Is this sarcasm ? Because the rest of the world http://www.spiegel.de/international/europe/evaluating-drug-d... is not waiting for the US the show the way and, Russia being the exception, the prison industry isn't as strong as it is in the US.
I'm not an American but I'm equally as happy to hear this as one.

I'd like to argue as a Brit that we did treat these people as sick until Nixon's "war on drugs" made UN policies that the rest of the world had to treat them as criminals.

That's about the stupidest thing I've heard in a while, so stupid I have to assume it's sarcasm. Of course the great state experiment is how we got here in the first place. Reagan, as governor, defunded mental health care and just said fuckit, throw all the addicts in prison. Then he took his ideas "to prod" by doubling down on Nixon's "war", with the helpful (to his party) side-effect of throwing millions of black people in prisons.
As personally attacking as this post is (though the anger is perfectly understandable), it's probably closest to my view, mentioning "the helpful (to his party) side-effect of throwing millions of black people in prisons."

Except I don't consider it a side-effect, nor do I think it's limited to Republicans. For example, prison was one way to control the newly freed slave population. (http://www.chomsky.info/interviews/199804--.htm) Being the world's biggest jailer isn't exactly an "oops" thing.

John Ehrlichman, Counsel and Assistant to President Nixon:

"You want to know what this was really all about? The Nixon campaign in 1968, and the Nixon White House after that, had two enemies: the antiwar Left, and black people. You understand what I'm saying? We knew we couldn't make it illegal to be either against the war or black. But by getting the public to associate the hippies with marijuana and blacks with heroin, and then criminalizing both heavily, we could disrupt those communities. We could arrest their leaders, raid their homes, break up their meetings, and vilify them night after night on the evening news. Did we know we were lying about the drugs? Of course we did."

Interviewed in 1992 by journalist Dan Baum, author of Smoke and Mirrors: The War on Drugs and the Politics of Failure, full quote in "Truth, Lies, and Audiotape" by Dan Baum (2012).

I find it very telling that prisoners are specifically excepted from the 13th Amendment of the US Constitution.

"Neither slavery nor involuntary servitude, except as a punishment for crime whereof the party shall have been duly convicted, shall exist within the United States, or any place subject to their jurisdiction."

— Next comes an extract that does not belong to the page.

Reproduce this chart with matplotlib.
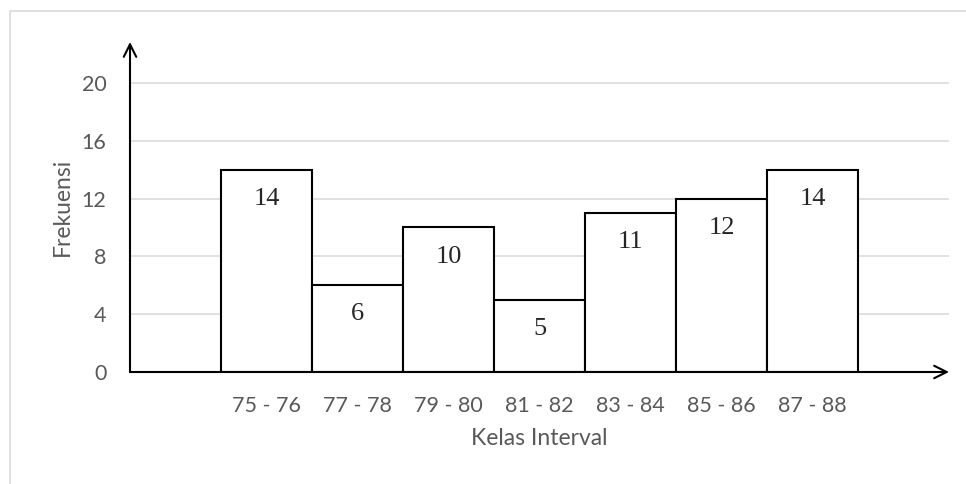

> I am looking forward to the rest of the world following suit.

It's more like the opposite.

I'm not so sure, the world exists outside of Europe and the US. There are some seriously draconian drug laws in Asia for example
Sweden is fucked up as well, and I'd expect Norway to be the same or worse. Sweden jumped on the war on drugs-train head-first and tried to do it better than the US. And I don't think they got the other memo about the whole approach being a complete failure. It doesn't help that the famous German bitch we insist on keeping with "food" and "shelter" is running her own No Drugs-campaign with religious overtones. Or that the politicians in charge believe that overdosing on Cannabis is like overdosing on Heroin.
As a resident of Denmark who occasionally hears about neighbouring Scandinavian countries, I get the impression that religion (with a puritanical bend) has a stronger influence in Norway and Sweden.